• [Task details] Without the pictures, output the lines of the material from the very first through the one that holds "(carpet-t) at (486,504)".

• [Dataset section]
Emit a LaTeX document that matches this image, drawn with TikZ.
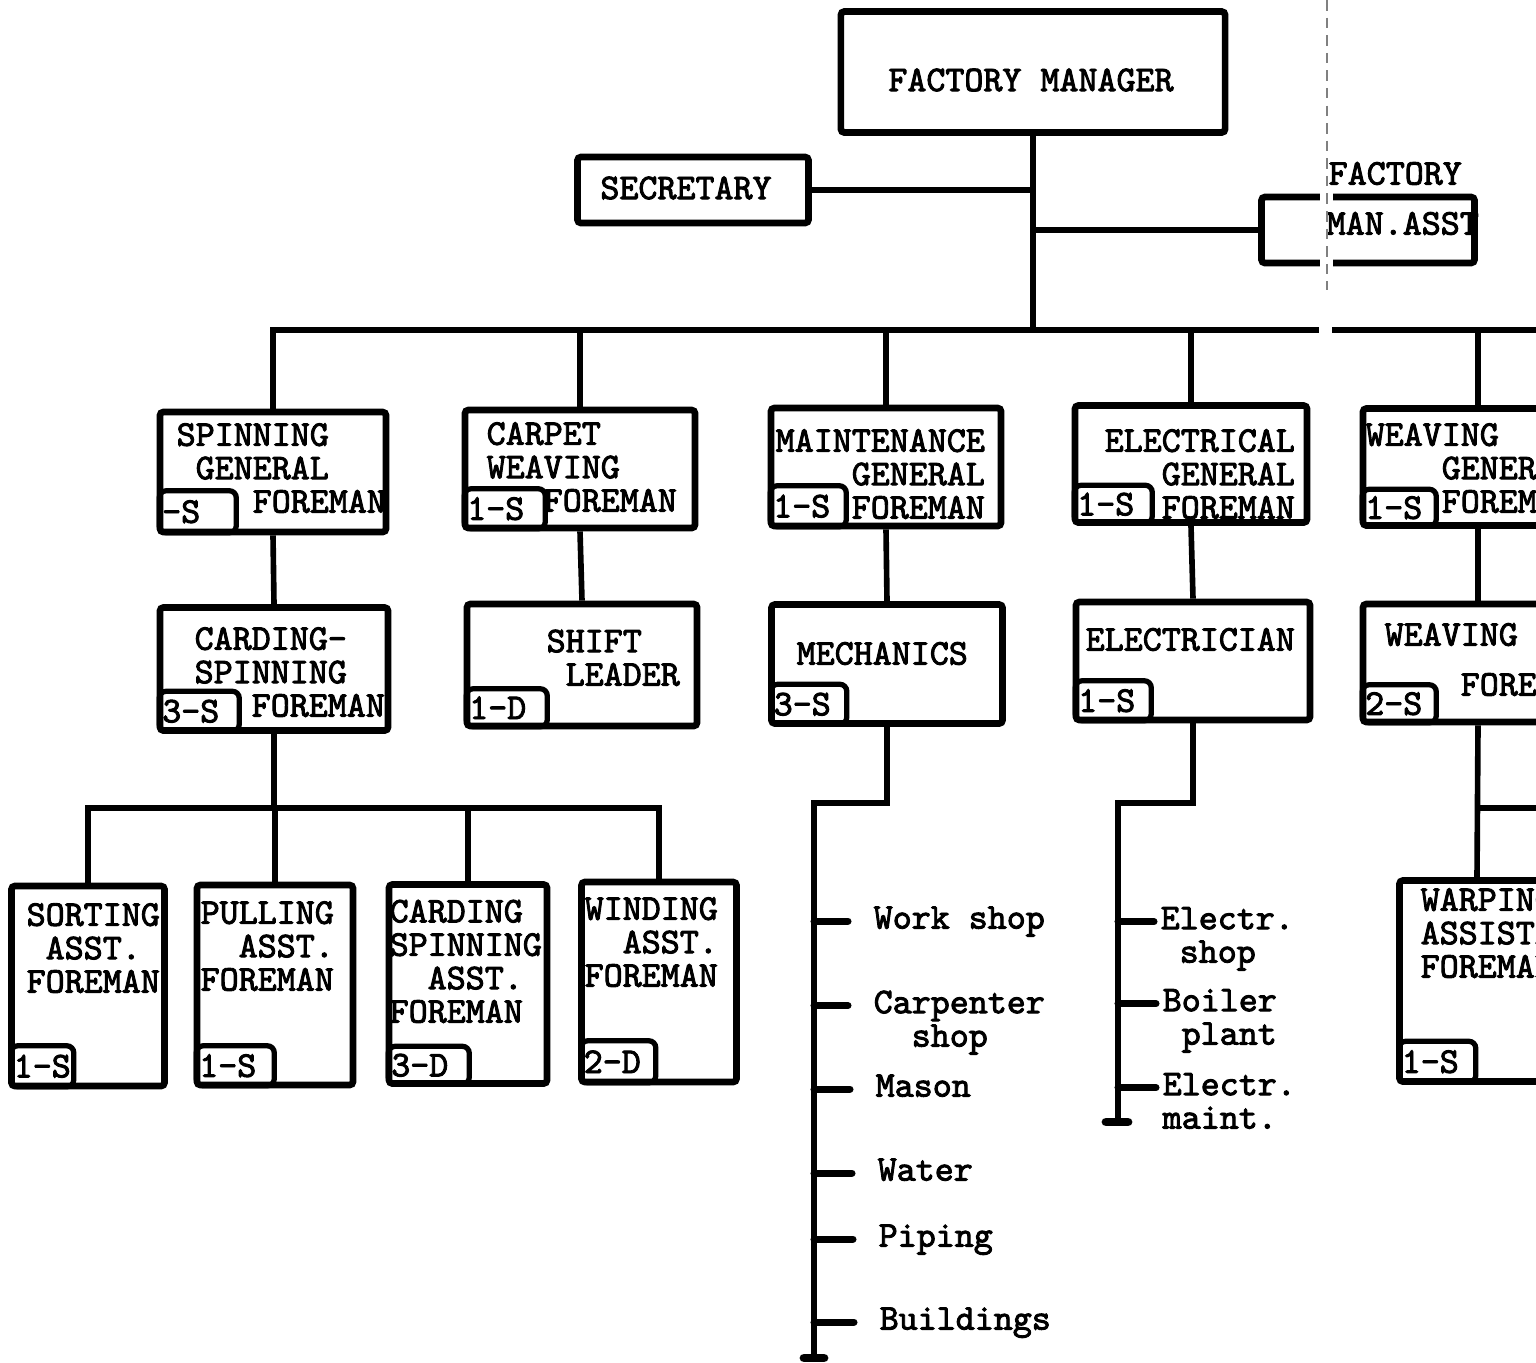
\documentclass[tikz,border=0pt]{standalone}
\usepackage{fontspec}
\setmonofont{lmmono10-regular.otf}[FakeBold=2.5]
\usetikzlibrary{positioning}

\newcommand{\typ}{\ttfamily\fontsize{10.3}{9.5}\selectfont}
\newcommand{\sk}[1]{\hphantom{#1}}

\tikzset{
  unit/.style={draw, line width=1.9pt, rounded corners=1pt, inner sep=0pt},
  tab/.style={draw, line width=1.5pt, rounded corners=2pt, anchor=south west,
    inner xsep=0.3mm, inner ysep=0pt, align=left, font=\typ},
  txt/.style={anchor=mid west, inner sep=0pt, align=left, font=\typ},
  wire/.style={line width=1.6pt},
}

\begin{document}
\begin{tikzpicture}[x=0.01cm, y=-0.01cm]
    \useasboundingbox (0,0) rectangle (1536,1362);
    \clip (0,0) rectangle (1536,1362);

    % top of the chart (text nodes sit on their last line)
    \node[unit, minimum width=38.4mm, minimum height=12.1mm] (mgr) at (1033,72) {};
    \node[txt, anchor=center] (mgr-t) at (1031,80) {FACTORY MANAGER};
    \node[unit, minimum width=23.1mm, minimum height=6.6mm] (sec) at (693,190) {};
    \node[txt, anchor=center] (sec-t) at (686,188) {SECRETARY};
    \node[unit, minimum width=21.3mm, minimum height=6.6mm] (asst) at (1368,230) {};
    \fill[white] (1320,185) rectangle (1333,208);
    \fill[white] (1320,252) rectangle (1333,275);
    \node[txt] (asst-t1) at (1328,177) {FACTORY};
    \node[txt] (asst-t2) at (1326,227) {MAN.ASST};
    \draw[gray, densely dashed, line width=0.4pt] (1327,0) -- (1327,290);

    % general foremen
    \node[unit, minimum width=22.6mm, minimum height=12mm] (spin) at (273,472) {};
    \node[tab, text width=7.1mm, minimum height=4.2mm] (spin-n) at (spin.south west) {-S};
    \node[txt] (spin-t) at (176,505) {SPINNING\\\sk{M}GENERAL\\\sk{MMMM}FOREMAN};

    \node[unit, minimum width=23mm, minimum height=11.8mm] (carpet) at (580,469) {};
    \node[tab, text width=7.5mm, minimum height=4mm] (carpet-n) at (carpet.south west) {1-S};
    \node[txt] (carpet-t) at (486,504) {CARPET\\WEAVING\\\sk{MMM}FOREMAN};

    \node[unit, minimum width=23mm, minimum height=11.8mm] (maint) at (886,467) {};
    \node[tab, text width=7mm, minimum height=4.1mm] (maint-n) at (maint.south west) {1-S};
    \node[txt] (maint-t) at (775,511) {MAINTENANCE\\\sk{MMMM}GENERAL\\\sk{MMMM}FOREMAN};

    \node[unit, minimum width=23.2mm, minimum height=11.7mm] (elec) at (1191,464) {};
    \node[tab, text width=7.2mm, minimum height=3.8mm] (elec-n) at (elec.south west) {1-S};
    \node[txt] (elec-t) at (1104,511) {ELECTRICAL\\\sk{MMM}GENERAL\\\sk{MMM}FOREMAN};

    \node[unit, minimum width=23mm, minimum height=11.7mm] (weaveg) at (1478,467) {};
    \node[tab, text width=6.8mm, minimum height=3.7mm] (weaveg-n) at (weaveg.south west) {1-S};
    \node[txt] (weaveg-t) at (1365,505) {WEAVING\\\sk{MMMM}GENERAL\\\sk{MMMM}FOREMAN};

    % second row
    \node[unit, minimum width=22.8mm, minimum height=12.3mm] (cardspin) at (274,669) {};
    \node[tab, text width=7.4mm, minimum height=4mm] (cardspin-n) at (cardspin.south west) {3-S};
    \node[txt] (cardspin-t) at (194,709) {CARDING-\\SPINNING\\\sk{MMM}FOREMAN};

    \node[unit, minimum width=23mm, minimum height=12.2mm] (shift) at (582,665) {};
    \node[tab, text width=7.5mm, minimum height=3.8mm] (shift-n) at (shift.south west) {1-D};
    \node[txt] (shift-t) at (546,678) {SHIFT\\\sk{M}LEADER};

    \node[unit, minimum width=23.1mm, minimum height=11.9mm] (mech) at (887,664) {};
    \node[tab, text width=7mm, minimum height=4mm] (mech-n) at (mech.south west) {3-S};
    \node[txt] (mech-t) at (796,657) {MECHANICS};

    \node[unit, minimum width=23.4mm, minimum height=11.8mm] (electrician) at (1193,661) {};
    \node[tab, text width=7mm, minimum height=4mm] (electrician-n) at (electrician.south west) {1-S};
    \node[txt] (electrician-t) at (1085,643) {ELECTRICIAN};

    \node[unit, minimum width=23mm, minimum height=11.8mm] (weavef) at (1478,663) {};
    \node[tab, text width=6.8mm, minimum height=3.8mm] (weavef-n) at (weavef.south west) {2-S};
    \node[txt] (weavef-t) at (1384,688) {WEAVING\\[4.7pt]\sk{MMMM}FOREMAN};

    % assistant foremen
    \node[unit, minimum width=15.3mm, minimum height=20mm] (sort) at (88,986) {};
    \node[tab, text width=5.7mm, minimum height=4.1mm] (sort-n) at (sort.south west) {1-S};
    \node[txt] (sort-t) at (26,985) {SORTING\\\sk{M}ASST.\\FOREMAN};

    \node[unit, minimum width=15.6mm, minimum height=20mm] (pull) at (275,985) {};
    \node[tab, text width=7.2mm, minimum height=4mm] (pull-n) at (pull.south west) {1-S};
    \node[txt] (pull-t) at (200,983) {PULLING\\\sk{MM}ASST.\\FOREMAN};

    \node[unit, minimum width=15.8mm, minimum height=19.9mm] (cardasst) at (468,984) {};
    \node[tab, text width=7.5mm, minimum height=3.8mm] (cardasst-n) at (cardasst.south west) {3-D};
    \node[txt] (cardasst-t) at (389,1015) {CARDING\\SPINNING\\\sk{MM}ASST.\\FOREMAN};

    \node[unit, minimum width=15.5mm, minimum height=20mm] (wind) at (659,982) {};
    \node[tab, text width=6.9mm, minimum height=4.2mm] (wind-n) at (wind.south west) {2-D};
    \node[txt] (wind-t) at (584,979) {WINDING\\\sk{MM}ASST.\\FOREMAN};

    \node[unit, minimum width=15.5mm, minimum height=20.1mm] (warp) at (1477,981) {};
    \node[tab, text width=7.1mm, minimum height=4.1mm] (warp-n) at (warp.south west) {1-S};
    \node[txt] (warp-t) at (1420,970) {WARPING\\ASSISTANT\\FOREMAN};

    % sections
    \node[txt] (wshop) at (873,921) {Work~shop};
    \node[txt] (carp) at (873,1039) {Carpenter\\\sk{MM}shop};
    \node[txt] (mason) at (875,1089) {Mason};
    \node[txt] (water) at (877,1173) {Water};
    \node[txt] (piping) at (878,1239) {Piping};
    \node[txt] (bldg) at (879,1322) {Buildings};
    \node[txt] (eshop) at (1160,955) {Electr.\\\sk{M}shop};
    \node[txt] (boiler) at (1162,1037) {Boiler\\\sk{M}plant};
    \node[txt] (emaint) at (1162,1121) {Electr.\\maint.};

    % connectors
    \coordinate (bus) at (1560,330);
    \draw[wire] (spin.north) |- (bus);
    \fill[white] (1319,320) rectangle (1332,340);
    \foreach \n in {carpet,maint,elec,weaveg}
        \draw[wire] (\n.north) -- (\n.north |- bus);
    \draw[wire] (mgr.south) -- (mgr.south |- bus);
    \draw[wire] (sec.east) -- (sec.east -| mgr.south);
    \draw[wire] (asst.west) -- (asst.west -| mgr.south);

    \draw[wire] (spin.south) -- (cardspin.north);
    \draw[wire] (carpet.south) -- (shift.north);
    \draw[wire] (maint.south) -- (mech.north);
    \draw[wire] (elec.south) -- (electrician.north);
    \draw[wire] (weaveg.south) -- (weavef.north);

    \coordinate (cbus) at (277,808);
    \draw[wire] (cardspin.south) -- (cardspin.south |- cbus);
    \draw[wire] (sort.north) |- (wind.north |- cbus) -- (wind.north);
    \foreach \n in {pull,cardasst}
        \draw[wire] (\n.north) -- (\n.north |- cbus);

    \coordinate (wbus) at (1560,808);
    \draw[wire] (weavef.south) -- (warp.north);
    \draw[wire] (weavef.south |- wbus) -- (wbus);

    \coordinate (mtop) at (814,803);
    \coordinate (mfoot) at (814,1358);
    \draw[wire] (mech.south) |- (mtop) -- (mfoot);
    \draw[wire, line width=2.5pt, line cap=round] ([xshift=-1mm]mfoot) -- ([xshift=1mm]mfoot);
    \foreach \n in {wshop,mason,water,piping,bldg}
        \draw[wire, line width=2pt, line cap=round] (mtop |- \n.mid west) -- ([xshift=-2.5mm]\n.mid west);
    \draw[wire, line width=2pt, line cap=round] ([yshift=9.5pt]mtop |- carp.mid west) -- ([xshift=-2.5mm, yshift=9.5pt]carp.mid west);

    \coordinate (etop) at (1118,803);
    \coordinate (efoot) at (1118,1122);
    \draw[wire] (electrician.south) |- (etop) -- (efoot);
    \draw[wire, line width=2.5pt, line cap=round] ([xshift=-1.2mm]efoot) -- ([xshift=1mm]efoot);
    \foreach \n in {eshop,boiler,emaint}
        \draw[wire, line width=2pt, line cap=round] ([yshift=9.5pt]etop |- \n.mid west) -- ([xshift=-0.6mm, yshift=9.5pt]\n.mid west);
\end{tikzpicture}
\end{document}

• [Result of the exercise]
Emit a LaTeX document that matches this image, drawn with TikZ.
\documentclass[tikz,border=0pt]{standalone}
\usepackage{fontspec}
\setmonofont{lmmono10-regular.otf}[FakeBold=2.5]
\usetikzlibrary{positioning}

\newcommand{\typ}{\ttfamily\fontsize{10.3}{9.5}\selectfont}
\newcommand{\sk}[1]{\hphantom{#1}}

\tikzset{
  unit/.style={draw, line width=1.9pt, rounded corners=1pt, inner sep=0pt},
  tab/.style={draw, line width=1.5pt, rounded corners=2pt, anchor=south west,
    inner xsep=0.3mm, inner ysep=0pt, align=left, font=\typ},
  txt/.style={anchor=mid west, inner sep=0pt, align=left, font=\typ},
  wire/.style={line width=1.6pt},
}

\begin{document}
\begin{tikzpicture}[x=0.01cm, y=-0.01cm]
    \useasboundingbox (0,0) rectangle (1536,1362);
    \clip (0,0) rectangle (1536,1362);

    % top of the chart (text nodes sit on their last line)
    \node[unit, minimum width=38.4mm, minimum height=12.1mm] (mgr) at (1033,72) {};
    \node[txt, anchor=center] (mgr-t) at (1031,80) {FACTORY MANAGER};
    \node[unit, minimum width=23.1mm, minimum height=6.6mm] (sec) at (693,190) {};
    \node[txt, anchor=center] (sec-t) at (686,188) {SECRETARY};
    \node[unit, minimum width=21.3mm, minimum height=6.6mm] (asst) at (1368,230) {};
    \fill[white] (1320,185) rectangle (1333,208);
    \fill[white] (1320,252) rectangle (1333,275);
    \node[txt] (asst-t1) at (1328,177) {FACTORY};
    \node[txt] (asst-t2) at (1326,227) {MAN.ASST};
    \draw[gray, densely dashed, line width=0.4pt] (1327,0) -- (1327,290);

    % general foremen
    \node[unit, minimum width=22.6mm, minimum height=12mm] (spin) at (273,472) {};
    \node[tab, text width=7.1mm, minimum height=4.2mm] (spin-n) at (spin.south west) {-S};
    \node[txt] (spin-t) at (176,505) {SPINNING\\\sk{M}GENERAL\\\sk{MMMM}FOREMAN};

    \node[unit, minimum width=23mm, minimum height=11.8mm] (carpet) at (580,469) {};
    \node[tab, text width=7.5mm, minimum height=4mm] (carpet-n) at (carpet.south west) {1-S};
    \node[txt] (carpet-t) at (486,504) {CARPET\\WEAVING\\\sk{MMM}FOREMAN};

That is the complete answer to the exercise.